Exercise directions: Set the data down again, exactly as it reads, but without the pictures.

+++++

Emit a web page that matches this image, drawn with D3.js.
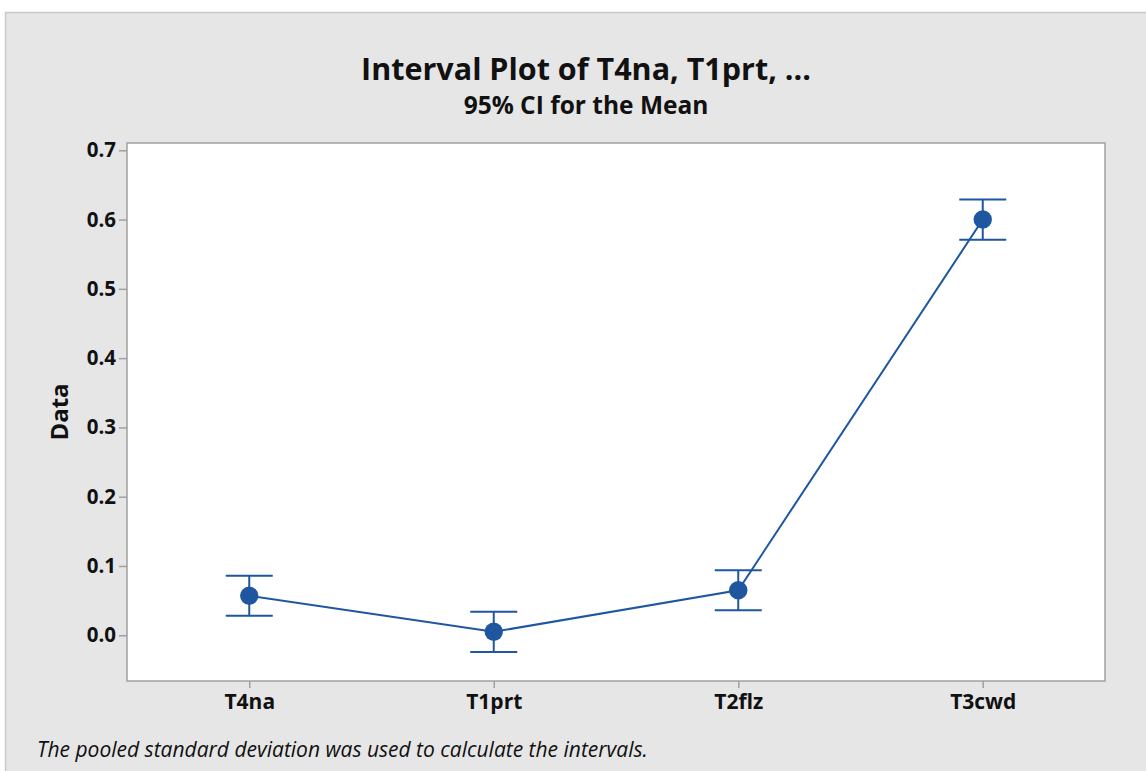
<!DOCTYPE html>
<html><head><meta charset="utf-8">
<script src="https://cdn.jsdelivr.net/npm/d3@7"></script>
<style>body{margin:0;background:#fff}svg{display:block}</style>
</head><body>
<script>
const categories = ["T4na", "T1prt", "T2flz", "T3cwd"];
const means = [0.057, 0.005, 0.065, 0.600];
const lower = [0.028, -0.024, 0.036, 0.571];
const upper = [0.086, 0.034, 0.094, 0.629];
const yTicks = [0.0, 0.1, 0.2, 0.3, 0.4, 0.5, 0.6, 0.7];
const title = "Interval Plot of T4na, T1prt, ...";
const subtitle = "95% CI for the Mean";
const yLabel = "Data";
const footnote = "The pooled standard deviation was used to calculate the intervals.";

const W = 1146, H = 771;
const font = "'Open Sans', 'Noto Sans', sans-serif";
const blue = "#1f56a0";
const svg = d3.select("body").append("svg").attr("width", W).attr("height", H);

svg.append("rect").attr("x", 5.5).attr("y", 12.5).attr("width", W).attr("height", H)
  .attr("fill", "#e6e6e6").attr("stroke", "#c9c9c9").attr("stroke-width", 1.5);

const m = {left: 127, right: 1105, top: 143, bottom: 681};
const x = d3.scalePoint().domain(categories).range([m.left, m.right]).padding(0.5);
const y = d3.scaleLinear().domain([-0.066, 0.7105]).range([m.bottom, m.top]);

svg.append("rect").attr("x", m.left).attr("y", m.top)
  .attr("width", m.right - m.left).attr("height", m.bottom - m.top)
  .attr("fill", "#fff").attr("stroke", "#a0a0a0").attr("stroke-width", 1.5);

const yAxis = svg.append("g").attr("transform", `translate(${m.left},0)`)
  .call(d3.axisLeft(y).tickValues(yTicks).tickFormat(d3.format(".1f")).tickSize(8).tickPadding(3));
const xAxis = svg.append("g").attr("transform", `translate(0,${m.bottom})`)
  .call(d3.axisBottom(x).tickSize(7).tickPadding(6));
[yAxis, xAxis].forEach(g => {
  g.select(".domain").remove();
  g.selectAll(".tick line").attr("stroke", "#a0a0a0").attr("stroke-width", 1.5);
  g.selectAll(".tick text").attr("fill", "#111").attr("font-family", font)
    .attr("font-weight", "bold");
});
yAxis.selectAll(".tick text").attr("font-size", 20.5);
xAxis.selectAll(".tick text").attr("font-size", 21);

const data = categories.map((c, i) => ({c, m: means[i], lo: lower[i], hi: upper[i]}));
const g = svg.append("g");
const capW = 23.5;
data.forEach(d => {
  const cx = x(d.c);
  g.append("line").attr("x1", cx).attr("x2", cx).attr("y1", y(d.hi)).attr("y2", y(d.lo))
    .attr("stroke", blue).attr("stroke-width", 2);
  [d.hi, d.lo].forEach(v => g.append("line").attr("x1", cx - capW).attr("x2", cx + capW)
    .attr("y1", y(v)).attr("y2", y(v)).attr("stroke", blue).attr("stroke-width", 2));
});
g.append("path").datum(data)
  .attr("d", d3.line().x(d => x(d.c)).y(d => y(d.m)))
  .attr("fill", "none").attr("stroke", blue).attr("stroke-width", 2);
g.selectAll("circle").data(data).join("circle")
  .attr("cx", d => x(d.c)).attr("cy", d => y(d.m)).attr("r", 9.2).attr("fill", blue);

svg.append("text").attr("x", 586).attr("y", 80).attr("text-anchor", "middle")
  .attr("font-family", font).attr("font-weight", "bold").attr("font-size", 30.5)
  .attr("fill", "#111").text(title);
svg.append("text").attr("x", 586).attr("y", 114).attr("text-anchor", "middle")
  .attr("font-family", font).attr("font-weight", "bold").attr("font-size", 24.5)
  .attr("fill", "#111").text(subtitle);
svg.append("text").attr("transform", `translate(68,412) rotate(-90)`).attr("text-anchor", "middle")
  .attr("font-family", font).attr("font-weight", "bold").attr("font-size", 24)
  .attr("fill", "#111").text(yLabel);
svg.append("text").attr("x", 37).attr("y", 757)
  .attr("font-family", font).attr("font-style", "italic").attr("font-size", 21)
  .attr("fill", "#111").text(footnote);
</script>
</body></html>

+++++

Exercise result:
Emit a web page that matches this image, drawn with D3.js.
<!DOCTYPE html>
<html><head><meta charset="utf-8">
<script src="https://cdn.jsdelivr.net/npm/d3@7"></script>
<style>body{margin:0;background:#fff}svg{display:block}</style>
</head><body>
<script>
const categories = ["T4na", "T1prt", "T2flz", "T3cwd"];
const means = [0.057, 0.005, 0.065, 0.600];
const lower = [0.028, -0.024, 0.036, 0.571];
const upper = [0.086, 0.034, 0.094, 0.629];
const yTicks = [0.0, 0.1, 0.2, 0.3, 0.4, 0.5, 0.6, 0.7];
const title = "Interval Plot of T4na, T1prt, ...";
const subtitle = "95% CI for the Mean";
const yLabel = "Data";
const footnote = "The pooled standard deviation was used to calculate the intervals.";

const W = 1146, H = 771;
const font = "'Open Sans', 'Noto Sans', sans-serif";
const blue = "#1f56a0";
const svg = d3.select("body").append("svg").attr("width", W).attr("height", H);

svg.append("rect").attr("x", 5.5).attr("y", 12.5).attr("width", W).attr("height", H)
  .attr("fill", "#e6e6e6").attr("stroke", "#c9c9c9").attr("stroke-width", 1.5);

const m = {left: 127, right: 1105, top: 143, bottom: 681};
const x = d3.scalePoint().domain(categories).range([m.left, m.right]).padding(0.5);
const y = d3.scaleLinear().domain([-0.066, 0.7105]).range([m.bottom, m.top]);

svg.append("rect").attr("x", m.left).attr("y", m.top)
  .attr("width", m.right - m.left).attr("height", m.bottom - m.top)
  .attr("fill", "#fff").attr("stroke", "#a0a0a0").attr("stroke-width", 1.5);

const yAxis = svg.append("g").attr("transform", `translate(${m.left},0)`)
  .call(d3.axisLeft(y).tickValues(yTicks).tickFormat(d3.format(".1f")).tickSize(8).tickPadding(3));
const xAxis = svg.append("g").attr("transform", `translate(0,${m.bottom})`)
  .call(d3.axisBottom(x).tickSize(7).tickPadding(6));
[yAxis, xAxis].forEach(g => {
  g.select(".domain").remove();
  g.selectAll(".tick line").attr("stroke", "#a0a0a0").attr("stroke-width", 1.5);
  g.selectAll(".tick text").attr("fill", "#111").attr("font-family", font)
    .attr("font-weight", "bold");
});
yAxis.selectAll(".tick text").attr("font-size", 20.5);
xAxis.selectAll(".tick text").attr("font-size", 21);

const data = categories.map((c, i) => ({c, m: means[i], lo: lower[i], hi: upper[i]}));
const g = svg.append("g");
const capW = 23.5;
data.forEach(d => {
  const cx = x(d.c);
  g.append("line").attr("x1", cx).attr("x2", cx).attr("y1", y(d.hi)).attr("y2", y(d.lo))
    .attr("stroke", blue).attr("stroke-width", 2);
  [d.hi, d.lo].forEach(v => g.append("line").attr("x1", cx - capW).attr("x2", cx + capW)
    .attr("y1", y(v)).attr("y2", y(v)).attr("stroke", blue).attr("stroke-width", 2));
});
g.append("path").datum(data)
  .attr("d", d3.line().x(d => x(d.c)).y(d => y(d.m)))
  .attr("fill", "none").attr("stroke", blue).attr("stroke-width", 2);
g.selectAll("circle").data(data).join("circle")
  .attr("cx", d => x(d.c)).attr("cy", d => y(d.m)).attr("r", 9.2).attr("fill", blue);

svg.append("text").attr("x", 586).attr("y", 80).attr("text-anchor", "middle")
  .attr("font-family", font).attr("font-weight", "bold").attr("font-size", 30.5)
  .attr("fill", "#111").text(title);
svg.append("text").attr("x", 586).attr("y", 114).attr("text-anchor", "middle")
  .attr("font-family", font).attr("font-weight", "bold").attr("font-size", 24.5)
  .attr("fill", "#111").text(subtitle);
svg.append("text").attr("transform", `translate(68,412) rotate(-90)`).attr("text-anchor", "middle")
  .attr("font-family", font).attr("font-weight", "bold").attr("font-size", 24)
  .attr("fill", "#111").text(yLabel);
svg.append("text").attr("x", 37).attr("y", 757)
  .attr("font-family", font).attr("font-style", "italic").attr("font-size", 21)
  .attr("fill", "#111").text(footnote);
</script>
</body></html>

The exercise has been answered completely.